TASK DESCRIPTION:
Word for word, print each line of the listing below; pictures stay out.

## BEGIN

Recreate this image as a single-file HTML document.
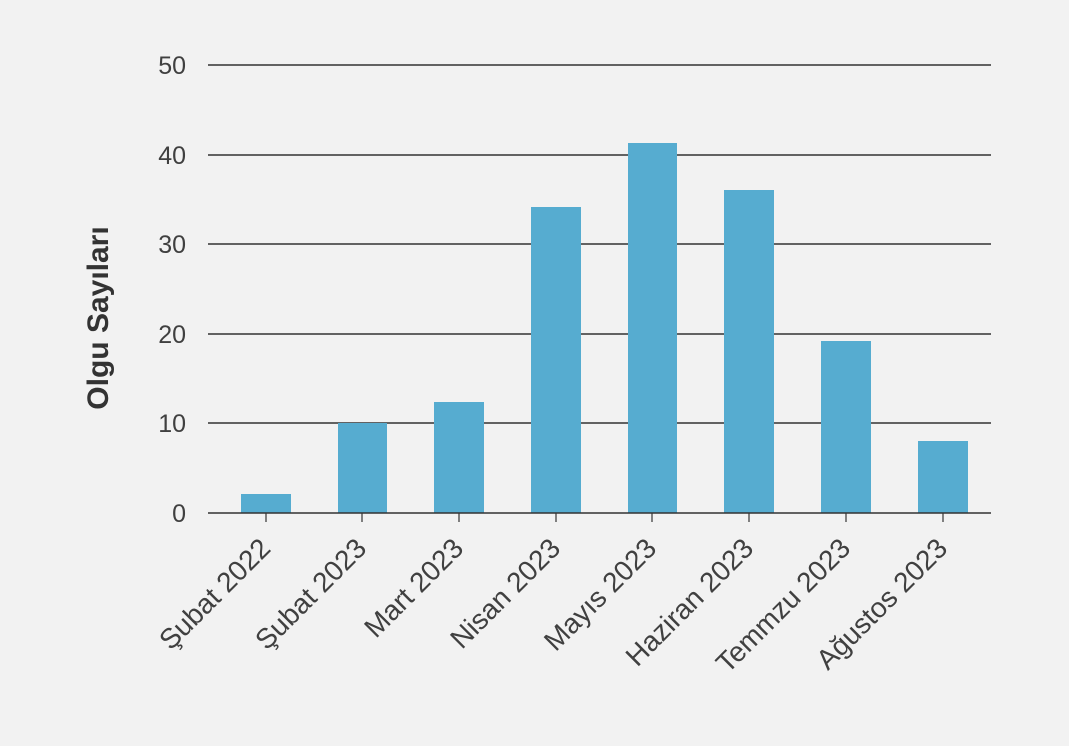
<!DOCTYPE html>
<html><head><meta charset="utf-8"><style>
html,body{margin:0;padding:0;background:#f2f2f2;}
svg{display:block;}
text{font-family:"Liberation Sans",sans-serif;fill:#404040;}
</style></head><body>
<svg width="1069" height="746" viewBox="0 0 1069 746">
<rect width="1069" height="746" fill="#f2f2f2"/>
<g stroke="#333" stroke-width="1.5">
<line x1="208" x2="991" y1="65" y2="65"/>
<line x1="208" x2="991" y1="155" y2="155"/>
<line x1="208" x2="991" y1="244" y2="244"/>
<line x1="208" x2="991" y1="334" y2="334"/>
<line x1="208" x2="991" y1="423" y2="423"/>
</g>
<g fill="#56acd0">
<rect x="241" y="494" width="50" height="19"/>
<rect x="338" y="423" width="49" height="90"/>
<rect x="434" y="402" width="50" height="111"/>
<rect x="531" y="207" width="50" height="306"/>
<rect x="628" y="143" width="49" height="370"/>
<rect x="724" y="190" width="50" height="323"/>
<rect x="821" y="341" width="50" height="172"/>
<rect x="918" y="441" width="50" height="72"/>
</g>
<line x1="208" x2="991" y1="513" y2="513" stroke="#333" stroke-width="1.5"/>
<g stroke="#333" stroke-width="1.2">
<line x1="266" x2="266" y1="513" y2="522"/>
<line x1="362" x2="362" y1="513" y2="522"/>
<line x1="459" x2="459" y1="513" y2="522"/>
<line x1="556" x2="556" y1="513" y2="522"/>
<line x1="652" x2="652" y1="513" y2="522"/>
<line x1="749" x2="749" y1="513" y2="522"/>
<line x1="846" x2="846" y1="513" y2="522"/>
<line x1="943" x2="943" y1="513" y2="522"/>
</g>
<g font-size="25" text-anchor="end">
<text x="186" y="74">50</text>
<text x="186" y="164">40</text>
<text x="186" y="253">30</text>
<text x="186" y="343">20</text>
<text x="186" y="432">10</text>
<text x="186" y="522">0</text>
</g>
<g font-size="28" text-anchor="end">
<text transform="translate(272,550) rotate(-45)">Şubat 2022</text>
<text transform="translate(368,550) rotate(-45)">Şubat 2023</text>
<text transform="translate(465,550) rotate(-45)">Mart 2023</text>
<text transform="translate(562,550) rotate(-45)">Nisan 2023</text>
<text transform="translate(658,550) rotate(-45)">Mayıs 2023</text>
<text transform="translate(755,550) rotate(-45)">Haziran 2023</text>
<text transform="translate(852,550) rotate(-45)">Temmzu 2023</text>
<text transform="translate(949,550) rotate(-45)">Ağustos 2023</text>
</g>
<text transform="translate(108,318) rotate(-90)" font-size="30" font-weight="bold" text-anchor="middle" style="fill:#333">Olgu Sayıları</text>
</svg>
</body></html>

## END

TASK SOLUTION:
Recreate this image as a single-file HTML document.
<!DOCTYPE html>
<html><head><meta charset="utf-8"><style>
html,body{margin:0;padding:0;background:#f2f2f2;}
svg{display:block;}
text{font-family:"Liberation Sans",sans-serif;fill:#404040;}
</style></head><body>
<svg width="1069" height="746" viewBox="0 0 1069 746">
<rect width="1069" height="746" fill="#f2f2f2"/>
<g stroke="#333" stroke-width="1.5">
<line x1="208" x2="991" y1="65" y2="65"/>
<line x1="208" x2="991" y1="155" y2="155"/>
<line x1="208" x2="991" y1="244" y2="244"/>
<line x1="208" x2="991" y1="334" y2="334"/>
<line x1="208" x2="991" y1="423" y2="423"/>
</g>
<g fill="#56acd0">
<rect x="241" y="494" width="50" height="19"/>
<rect x="338" y="423" width="49" height="90"/>
<rect x="434" y="402" width="50" height="111"/>
<rect x="531" y="207" width="50" height="306"/>
<rect x="628" y="143" width="49" height="370"/>
<rect x="724" y="190" width="50" height="323"/>
<rect x="821" y="341" width="50" height="172"/>
<rect x="918" y="441" width="50" height="72"/>
</g>
<line x1="208" x2="991" y1="513" y2="513" stroke="#333" stroke-width="1.5"/>
<g stroke="#333" stroke-width="1.2">
<line x1="266" x2="266" y1="513" y2="522"/>
<line x1="362" x2="362" y1="513" y2="522"/>
<line x1="459" x2="459" y1="513" y2="522"/>
<line x1="556" x2="556" y1="513" y2="522"/>
<line x1="652" x2="652" y1="513" y2="522"/>
<line x1="749" x2="749" y1="513" y2="522"/>
<line x1="846" x2="846" y1="513" y2="522"/>
<line x1="943" x2="943" y1="513" y2="522"/>
</g>
<g font-size="25" text-anchor="end">
<text x="186" y="74">50</text>
<text x="186" y="164">40</text>
<text x="186" y="253">30</text>
<text x="186" y="343">20</text>
<text x="186" y="432">10</text>
<text x="186" y="522">0</text>
</g>
<g font-size="28" text-anchor="end">
<text transform="translate(272,550) rotate(-45)">Şubat 2022</text>
<text transform="translate(368,550) rotate(-45)">Şubat 2023</text>
<text transform="translate(465,550) rotate(-45)">Mart 2023</text>
<text transform="translate(562,550) rotate(-45)">Nisan 2023</text>
<text transform="translate(658,550) rotate(-45)">Mayıs 2023</text>
<text transform="translate(755,550) rotate(-45)">Haziran 2023</text>
<text transform="translate(852,550) rotate(-45)">Temmzu 2023</text>
<text transform="translate(949,550) rotate(-45)">Ağustos 2023</text>
</g>
<text transform="translate(108,318) rotate(-90)" font-size="30" font-weight="bold" text-anchor="middle" style="fill:#333">Olgu Sayıları</text>
</svg>
</body></html>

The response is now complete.